Have been using aws glue python shell jobs to build simple data etl jobs, for spark job, only have used once or twice for converting to orc format or executing spark sql on JDBC data. So wondering which are the best/typical use cases for each of them? Some document says python shell job is suitable for simple jobs whereas spark for more complicated jobs, is that correct? Could you please share more experience on this?
Many thanks
which are the best/typical use cases for each of them? Some document says python shell job is suitable for simple jobs whereas spark for more complicated jobs, is that correct?
AWS Glue is quick development facility/service for ETL jobs, given by AWS. IMHO it is very quick development if you know what needs to be done in your etl pipeline.

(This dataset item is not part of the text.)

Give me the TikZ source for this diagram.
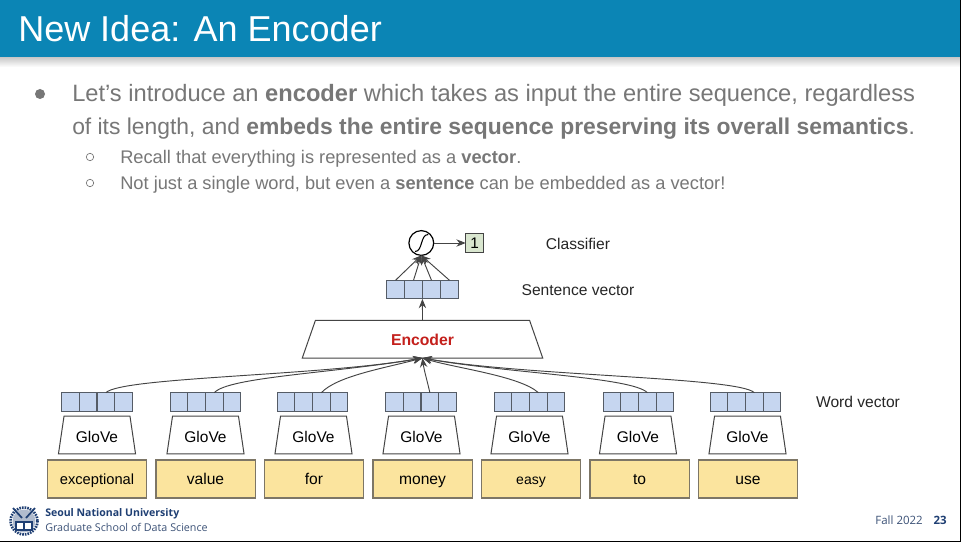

Glue has components like Discover, Develop, Deploy. In Discover... automatic crawling (run or schedule a crawler multiple times) is the important feature which differentiates with other tools I observed.
Glue has seems like integration feature to connect to AWS eco system services (where as spark you need to do it)

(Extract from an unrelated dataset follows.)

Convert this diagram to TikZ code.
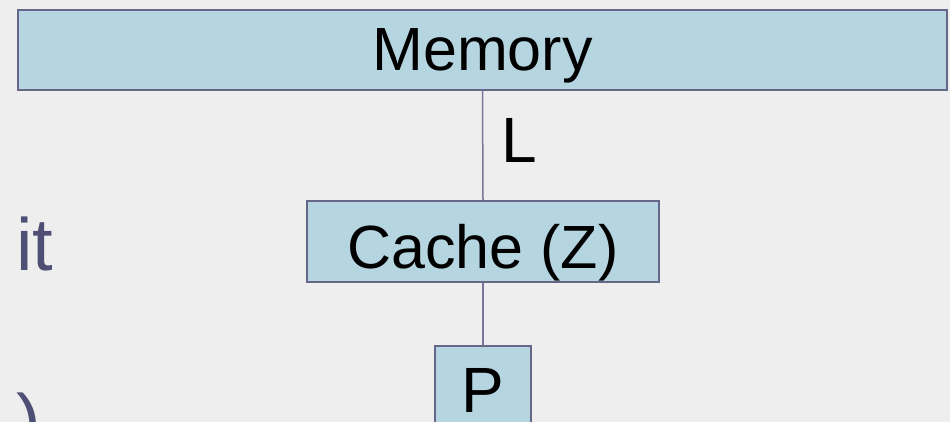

Typical use case of AWS Glue could be...
1) Load data from Dataware houses.
2) Build a data lake on amazon s3 .
See this presentation of AWS for more insight.
Custom Spark Job also can do the same thing, but it needs to be developed from the scratch. and it doesnt have in built automatic crawling kind of feature.
But if you develop a spark job for etl you have fine grained control to implement complicated jobs.
Both glue, spark has same goal for ETL. AFAIK, Glue is for simple jobs such as loading from source to destination. Where as Spark job can do wide variety of transformations in a controlled way.
Conclusion : For simple use cases of ETL (which can be done with out much development experience ) go with Glue. For customized ETL which has many dependencies/transformations go with spark job.